No es que seas mala persona. Es que estás muy cansado.
Estás cansado de poner la otra mejilla. Cansado de ser el bueno de la reunión. Agotado de tener que gestionar no solo tus problemas, sino también la corrección política de tus pensamientos inconfesables.
Hay una diferencia enorme entre desear el mal activamente —eso de tener un muñeco vudú en el cajón de los calcetines— y disfrutar pasivamente del espectáculo de la realidad. Si tú no has empujado a nadie por las escaleras, no tienes la culpa de que se hayan caído. Y tampoco tienes la obligación moral de bajar corriendo a curarles las heridas si ellos fueron quienes te empujaron a ti primero.

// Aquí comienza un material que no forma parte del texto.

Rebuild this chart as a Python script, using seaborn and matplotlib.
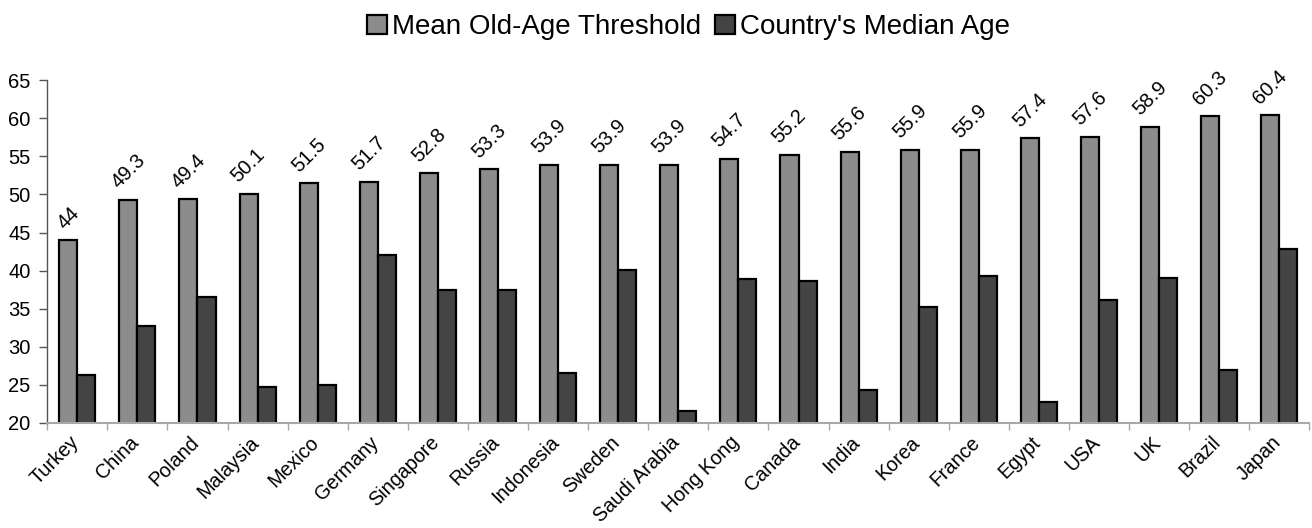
import numpy as np
import pandas as pd
import matplotlib
matplotlib.use("Agg")
import matplotlib.pyplot as plt
import matplotlib.transforms as mtransforms
import seaborn as sns

countries = ["Turkey", "China", "Poland", "Malaysia", "Mexico", "Germany", "Singapore",
             "Russia", "Indonesia", "Sweden", "Saudi Arabia", "Hong Kong", "Canada",
             "India", "Korea", "France", "Egypt", "USA", "UK", "Brazil", "Japan"]
mean_threshold = [44, 49.3, 49.4, 50.1, 51.5, 51.7, 52.8, 53.3, 53.9, 53.9, 53.9,
                  54.7, 55.2, 55.6, 55.9, 55.9, 57.4, 57.6, 58.9, 60.3, 60.4]
median_age = [26.3, 32.7, 36.5, 24.7, 25.0, 42.1, 37.5, 37.4, 26.6, 40.1, 21.6,
              38.9, 38.7, 24.3, 35.2, 39.3, 22.8, 36.2, 39.0, 26.9, 42.9]
series_names = ["Mean Old-Age Threshold", "Country's Median Age"]
y_ticks = [20, 25, 30, 35, 40, 45, 50, 55, 60, 65]

sns.set_theme(style="white")
plt.rcParams["font.family"] = ["Liberation Sans", "DejaVu Sans"]
plt.rcParams["text.color"] = "black"
plt.rcParams["xtick.labelcolor"] = "black"
plt.rcParams["ytick.labelcolor"] = "black"

df = pd.DataFrame({
    "country": countries * 2,
    "value": mean_threshold + median_age,
    "series": [series_names[0]] * len(countries) + [series_names[1]] * len(countries),
})

fig = plt.figure(figsize=(13.12, 5.28), dpi=100)
ax = fig.add_axes([0.036, 0.199, 0.962, 0.649])

sns.barplot(data=df, x="country", y="value", hue="series", order=countries,
            hue_order=series_names, palette=["#8c8c8c", "#444444"],
            width=0.6, edgecolor="black", linewidth=1.6, ax=ax, legend=True)

ax.set_ylim(20, 65)
ax.set_xlim(-0.5, len(countries) - 0.5)
ax.set_yticks(y_ticks)
ax.set_xlabel("")
ax.set_ylabel("")

# value labels above the threshold bars
for i, v in enumerate(mean_threshold):
    ax.text(i - 0.15, v + 1.0, f"{v:g}", rotation=45, ha="center", va="bottom",
            fontsize=14.5, color="black")

for s in ["top", "right"]:
    ax.spines[s].set_visible(False)
ax.spines["left"].set_color("#555555")
ax.spines["bottom"].set_color("#a8a8a8")
ax.spines["left"].set_linewidth(1.0)
ax.spines["bottom"].set_linewidth(1.5)

ax.tick_params(axis="y", which="major", length=6, width=1, color="#555555",
               labelsize=14.5, pad=6, left=True, labelcolor="black")
ax.set_xticks(range(len(countries)))
ax.set_xticklabels(countries, rotation=45, ha="right", va="top",
                   rotation_mode="anchor", fontsize=14.2, color="black")
ax.tick_params(axis="x", which="major", length=0, pad=7)
shift = mtransforms.ScaledTranslation(-6 / 72, 0, fig.dpi_scale_trans)
for lbl in ax.get_xticklabels():
    lbl.set_transform(lbl.get_transform() + shift)
ax.set_xticks(np.arange(-0.5, len(countries), 1.0), minor=True)
ax.tick_params(axis="x", which="minor", length=5, width=1, color="#a8a8a8",
               bottom=True, direction="out")

handles, labels = ax.get_legend_handles_labels()
ax.get_legend().remove()
leg = fig.legend(handles, labels, loc="upper center", bbox_to_anchor=(0.525, 1.02),
                 ncol=2, frameon=False, fontsize=20, handlelength=0.7, handleheight=0.7,
                 handletextpad=0.2, columnspacing=0.5)
for t in leg.get_texts():
    t.set_color("black")

fig.savefig("out.png", dpi=100)
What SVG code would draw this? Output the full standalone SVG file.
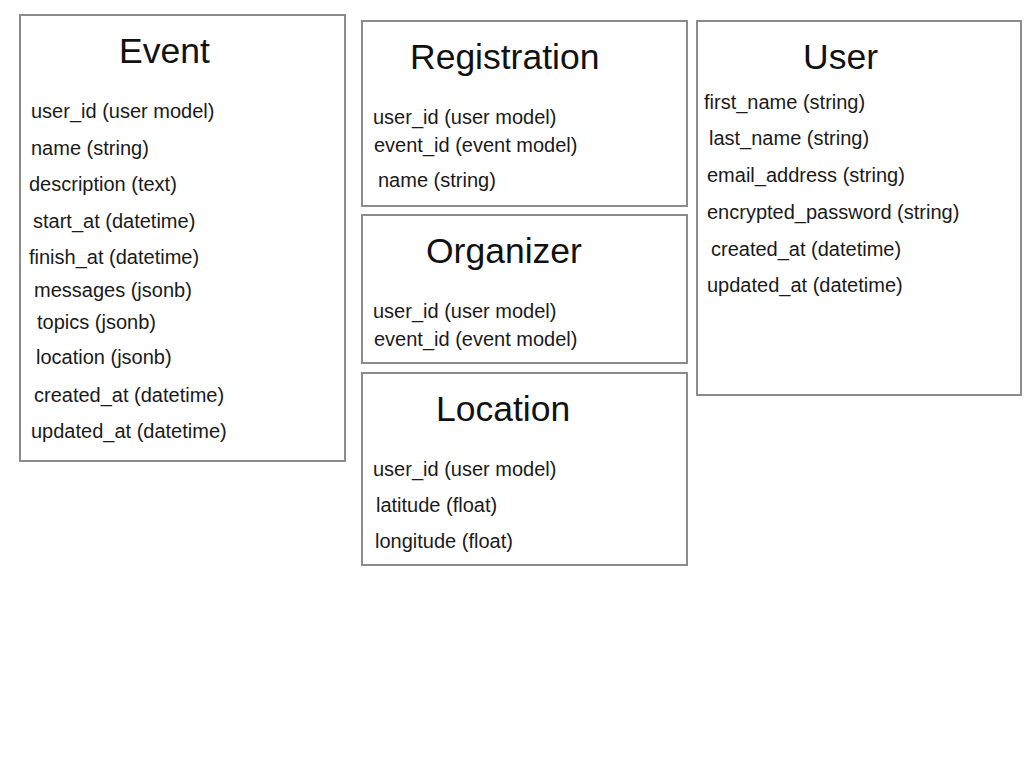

La indiferencia ante el dolor ajeno, cuando ese «ajeno», no es crueldad. Es salud mental. Es el mecanismo de defensa de tu alma diciéndote: » tranquilo. Esta guerra ya no es tuya. Y mira, parece que van perdiendo».
Así que me zampé la madalena migada en el Colacao . No soy un monstruo por no llorar las desgracias de quien se alegró de las mías. Soy humano. De los regulares , rencoroso a ratos y con memoria.
Hoy el desayuno sabe un poco mejor que ayer, y no pasa absolutamente nada. La culpa se la dejo a quien tenga mala conciencia. Yo solo estoy mirando el paisaje.